We envision CEB to serve as a foundation for benchmarking (learned) cardinality estimators. We hope to add additional database backends besides PostgreSQL, and several other databases and query workloads, in order to build a much more challenging set of milestones for building robust and reliable ML models for cardinality estimation in a query optimizer. Please contribute!

Notes

1. Intuitively, this is because to get the best plan, you only need the cost of the best plan to be the cheapest. So for instance, large estimation errors on subplans that are not great, would not affect it. There are more such scenarios in the Flow-Loss paper. ↩

2. Postgres Plan Cost (PPC) is based on the abstract Plan Cost defined in the excellent ten year-old paper, Preventing Bad Plans by Bounding the Impact of Cardinality Estimation Errors by Moerkotte et al. They also introduced Q-Error in the paper, which has been commonly used as the evaluation metric of choice in recent cardinality estimation papers.
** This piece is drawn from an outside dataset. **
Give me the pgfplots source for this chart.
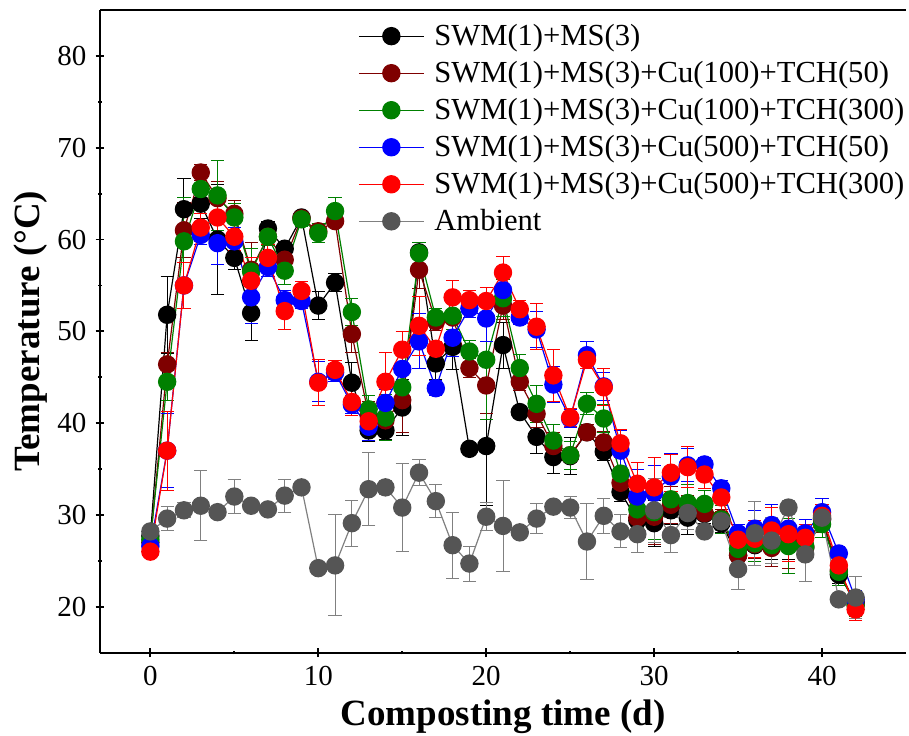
\documentclass[border=0pt]{standalone}
\usepackage{fontspec}
\setmainfont{Liberation Serif}
\usepackage{pgfplots}
\usepackage{pgfplotstable}
\pgfplotsset{compat=1.18}

\definecolor{cmaroon}{HTML}{7F0000}
\definecolor{cgreen}{HTML}{008000}
\definecolor{cblue}{HTML}{0000FF}
\definecolor{cred}{HTML}{FF0000}
\definecolor{cgray}{HTML}{555555}
\definecolor{cgrayline}{HTML}{808080}

% day, temperature, error
\pgfplotstableread{
x y e
0 27.7 0.8
1 51.8 4.2
2 63.3 3.3
3 63.9 1.6
4 60.0 6.0
5 58.0 1.3
6 52.0 3.0
7 61.2 0.8
8 59.0 0.6
9 62.4 0.5
10 52.8 1.5
11 55.3 1.0
12 44.4 2.2
13 39.2 1.2
14 39.2 1.0
15 41.7 3.0
16 58.6 0.6
17 46.5 1.7
18 48.3 2.5
19 37.2 0.6
20 37.5 6.5
21 48.5 2.5
22 41.2 0.5
23 38.5 1.8
24 36.3 1.8
25 36.4 2.0
26 39.0 0.6
27 36.9 1.0
28 32.5 1.0
29 29.4 1.5
30 29.1 2.5
31 30.5 1.5
32 29.7 1.8
33 30.1 1.0
34 29.1 1.0
35 25.6 1.0
36 26.7 1.5
37 26.6 1.5
38 27.1 2.0
39 26.4 1.0
40 29.5 1.0
41 23.5 1.0
42 20.5 1.0
}\tblack

\pgfplotstableread{
x y e
0 27.0 0.8
1 46.4 1.3
2 61.0 3.0
3 67.3 0.9
4 64.5 1.8
5 62.8 1.5
6 56.7 3.0
7 60.3 0.8
8 57.8 1.0
9 62.3 0.5
10 60.9 0.8
11 62.0 0.5
12 49.7 2.0
13 40.8 1.5
14 40.3 1.5
15 42.5 3.5
16 56.7 2.0
17 51.1 1.0
18 51.5 1.5
19 46.0 1.0
20 44.1 3.0
21 52.8 1.5
22 44.5 1.0
23 41.0 1.5
24 37.5 1.5
25 36.5 1.5
26 39.0 0.8
27 37.9 1.2
28 33.5 1.2
29 29.7 2.0
30 29.8 3.0
31 31.1 2.0
32 30.6 1.5
33 30.2 1.5
34 29.6 1.0
35 25.6 1.0
36 26.8 1.5
37 26.4 2.0
38 27.2 3.0
39 26.5 1.0
40 29.6 1.5
41 24.0 1.0
42 20.3 1.0
}\tmaroon

\pgfplotstableread{
x y e
0 27.3 0.8
1 44.5 2.0
2 59.8 4.8
3 65.5 2.0
4 64.8 3.8
5 62.4 1.5
6 56.5 2.5
7 60.3 1.0
8 56.6 1.5
9 62.2 0.8
10 60.7 1.0
11 63.1 1.5
12 52.1 1.5
13 41.5 1.5
14 40.6 2.5
15 43.9 2.5
16 58.5 1.2
17 51.5 1.0
18 51.7 1.5
19 47.8 1.2
20 46.9 6.5
21 53.6 2.0
22 46.0 1.5
23 42.1 2.0
24 38.1 1.8
25 36.5 1.5
26 42.1 1.2
27 40.5 1.5
28 34.5 1.8
29 30.6 2.0
30 30.3 3.0
31 31.7 2.0
32 31.3 2.0
33 31.2 1.5
34 29.5 1.5
35 26.3 1.2
36 26.9 2.0
37 26.7 2.0
38 26.6 3.0
39 26.6 1.5
40 29.0 1.5
41 23.8 1.5
42 20.1 1.2
}\tgreen

\pgfplotstableread{
x y e
0 26.6 0.8
1 37.0 4.0
2 55.0 2.5
3 60.5 1.0
4 59.6 2.3
5 59.8 1.5
6 53.7 2.8
7 57.0 1.0
8 53.4 1.0
9 53.3 0.8
10 44.5 2.2
11 45.5 1.0
12 42.0 1.0
13 39.6 1.5
14 42.2 1.5
15 45.9 2.0
16 48.9 3.0
17 43.8 0.8
18 49.3 2.0
19 52.5 1.0
20 51.4 2.5
21 54.5 1.5
22 51.5 0.8
23 50.2 2.0
24 44.2 2.0
25 40.5 1.0
26 47.4 1.5
27 44.0 1.5
28 37.0 2.2
29 32.0 3.0
30 32.4 3.0
31 34.2 2.5
32 35.4 1.8
33 35.5 0.8
34 32.9 0.8
35 28.0 1.0
36 28.5 2.0
37 28.9 2.2
38 28.5 2.5
39 28.0 1.5
40 30.3 1.5
41 25.8 0.8
42 20.8 1.0
}\tblue

\pgfplotstableread{
x y e
0 26.0 0.6
1 37.0 4.3
2 55.0 2.5
3 61.3 1.5
4 62.4 2.0
5 60.3 1.5
6 55.5 2.5
7 58.0 1.5
8 52.2 2.0
9 54.4 1.0
10 44.4 2.5
11 45.8 1.0
12 42.3 1.5
13 40.2 1.5
14 44.5 3.2
15 48.0 2.0
16 50.6 3.2
17 48.1 0.8
18 53.7 1.8
19 53.4 1.0
20 53.3 1.5
21 56.4 1.8
22 52.4 1.0
23 50.5 2.5
24 45.2 2.8
25 40.6 1.0
26 46.9 1.0
27 43.9 2.0
28 37.8 1.5
29 33.4 2.3
30 33.0 3.2
31 34.6 2.0
32 35.2 2.2
33 34.4 1.5
34 31.9 1.5
35 27.3 1.0
36 27.4 2.0
37 28.3 2.5
38 27.9 3.0
39 27.5 1.5
40 29.9 1.2
41 24.5 1.0
42 19.7 1.2
}\tred

\pgfplotstableread{
x y e
0 28.2 0.6
1 29.6 1.3
2 30.5 0.8
3 31.0 3.8
4 30.3 0.5
5 32.0 1.9
6 31.0 0.5
7 30.6 0.5
8 32.1 1.8
9 33.0 0.5
10 24.2 0.6
11 24.5 5.5
12 29.1 2.5
13 32.8 4.0
14 33.0 0.8
15 30.8 4.8
16 34.6 1.4
17 31.5 1.8
18 26.7 3.6
19 24.7 1.9
20 29.8 1.5
21 28.8 5.0
22 28.1 0.5
23 29.6 1.6
24 30.9 0.5
25 30.8 1.2
26 27.1 4.1
27 29.9 1.9
28 28.2 1.8
29 27.9 2.0
30 30.5 3.5
31 27.8 1.9
32 30.2 1.8
33 28.2 0.5
34 29.3 1.0
35 24.1 2.2
36 28.0 3.5
37 27.2 2.5
38 30.8 0.8
39 25.7 3.0
40 29.7 1.0
41 20.8 0.5
42 21.0 2.3
}\tgray

\pgfplotsset{
  series/.style 2 args={
    color=#2, line width=0.6pt, mark=*, mark size=4.3pt,
    mark options={solid, fill=#1, draw=#1},
    error bars/.cd, y dir=both, y explicit,
    error bar style={line width=0.5pt, #2},
    error mark options={rotate=90, mark size=3.3pt, line width=0.5pt, #2},
  },
}

\begin{document}
\begin{tikzpicture}
\useasboundingbox (-50pt,-41.5pt) rectangle (404.5pt,326.3pt);
\begin{axis}[
    scale only axis,
    width=403pt, height=321.3pt,
    xmin=-3, xmax=45, ymin=15, ymax=85,
    axis x line*=box, axis y line*=left,
    xtick pos=bottom, ytick pos=left,
    xtick={0,10,20,30,40}, ytick={20,30,40,50,60,70,80},
    minor x tick num=1, minor y tick num=1,
    tick align=center,
    major tick length=4.5pt, minor tick length=1.8pt,
    axis line style={line width=1pt},
    every tick/.style={line width=0.9pt, black},
    tick label style={font=\fontsize{14.5}{16}\selectfont},
    xticklabel style={yshift=-1pt},
    yticklabel style={xshift=-1pt},
    /pgf/number format/assume math mode=true,
    xlabel={Composting time (d)},
    ylabel={Temperature (°C)},
    ylabel style={yshift=-2pt},
    label style={font=\fontsize{18.5}{22}\selectfont\bfseries},
    legend style={at={(0.32,0.985)}, anchor=north west, draw=none, fill=none,
        font=\fontsize{15.3}{18}\selectfont, inner sep=0pt,
        row sep=2.4pt, column sep=3pt},
    legend cell align=left,
    legend image code/.code={
        \draw[mark repeat=2, mark phase=2]
        plot coordinates {(0cm,0cm) (0.57cm,0cm) (1.14cm,0cm)};
    },
]
\addplot[series={black}{black}] table[x=x, y=y, y error=e] {\tblack};
\addlegendentry{SWM(1)+MS(3)}
\addplot[series={cmaroon}{cmaroon}] table[x=x, y=y, y error=e] {\tmaroon};
\addlegendentry{SWM(1)+MS(3)+Cu(100)+TCH(50)}
\addplot[series={cgreen}{cgreen}] table[x=x, y=y, y error=e] {\tgreen};
\addlegendentry{SWM(1)+MS(3)+Cu(100)+TCH(300)}
\addplot[series={cblue}{cblue}] table[x=x, y=y, y error=e] {\tblue};
\addlegendentry{SWM(1)+MS(3)+Cu(500)+TCH(50)}
\addplot[series={cred}{cred}] table[x=x, y=y, y error=e] {\tred};
\addlegendentry{SWM(1)+MS(3)+Cu(500)+TCH(300)}
\addplot[series={cgray}{cgrayline}] table[x=x, y=y, y error=e] {\tgray};
\addlegendentry{Ambient}
\end{axis}
\end{tikzpicture}
\end{document}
PPC is a useful proxy for query execution latencies in PostgreSQL, based on its cost model, but it is not DBMS specific. For instance, we have the basic ingredients for a hacky MySQL implementation here. PPC is useful because executing queries can be very resource intensive, noisy, and so on. Meanwhile, PPC can be computed almost as easily as Q-Error, and it is more closely aligned with the goals of query optimization. And these don’t always agree. For instance, we have seen scenarios where an estimator has lower average Q-Error, but higher Postgres Plan Cost. We show its correlation with runtimes, and further discuss the use of the Plan Costs in the Flow-Loss paper. ↩

3. A new benchmark was released last week, which has similar motivations as CEB. We have not yet had the time to look at and compare it with our benchmark. ↩